I am trying to pass data from Cloud Pub/Sub to Google Cloud Storage. When I use runner DataflowRunner
, the pipeline gets published to Google Cloud Dataflow and works as expected. However, for some testing I'd like the pipeline to run locally (but still read from Cloud Pub/Sub and write Cloud Storage).
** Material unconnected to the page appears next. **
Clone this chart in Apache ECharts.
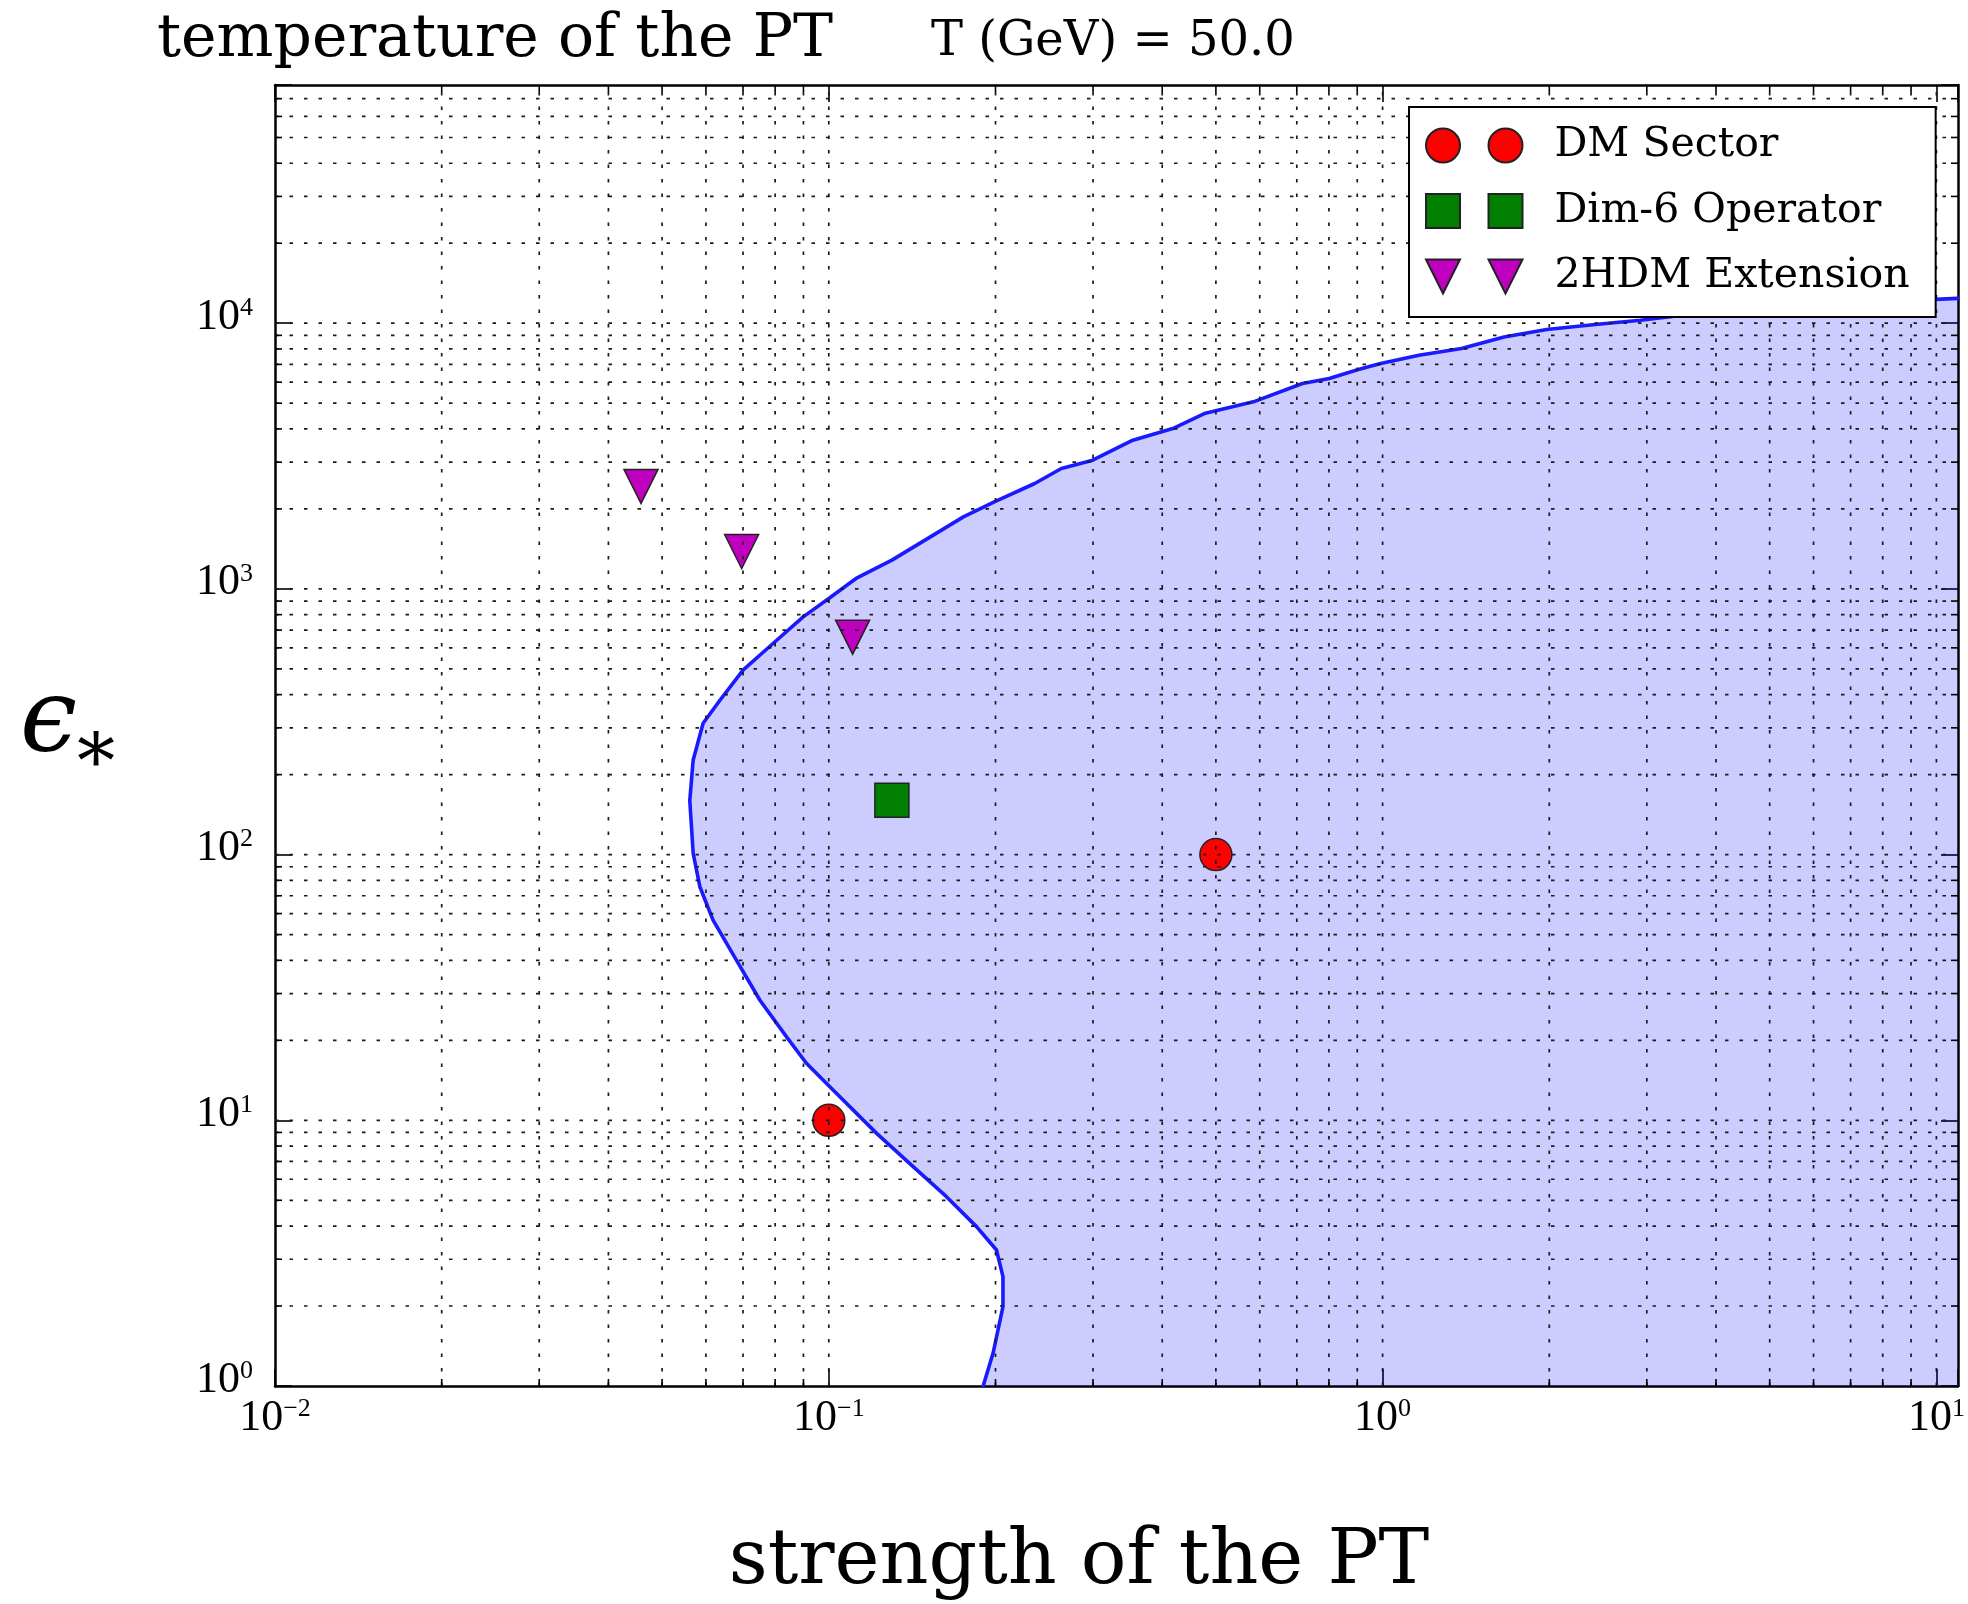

When I use the runner DirectRunner, the process writes out INFO:apache_beam.runners.direct.direct_runner:Running pipeline with DirectRunner.
, but does nothing when a new message is published to Pub/Sub.
I am executing the pipeline with this command:
python dev_radim_dataflow_gcs_direct.py ^
--project=<GCP_PROJECT> ^
--region="europe-west3" ^
--input_subscription="projects/data-uat-280814/subscriptions/dev-radim-dataflow" ^
--output_path=gs://dev_radim/dataflow_dest_local/ ^
--runner=DirectRunner ^
--window_size=1 ^
--temp_location=gs://dev_radim/dataflow_temp_local/
The full dev_radim_dataflow_gcs_direct.py file is here: https://pastebin.com/W7VphH5A
Any ideas why the message doesn't make it from Pub/Sub to GCS?
Posting comment by @RadRussian as an answer, since this could happen for other people as well:
There was another consumer reading from the same subscription, so no messages ever got to the pipeline running in the DirectRunner. In this case the consumer was a Dataflow job, but it could be anything.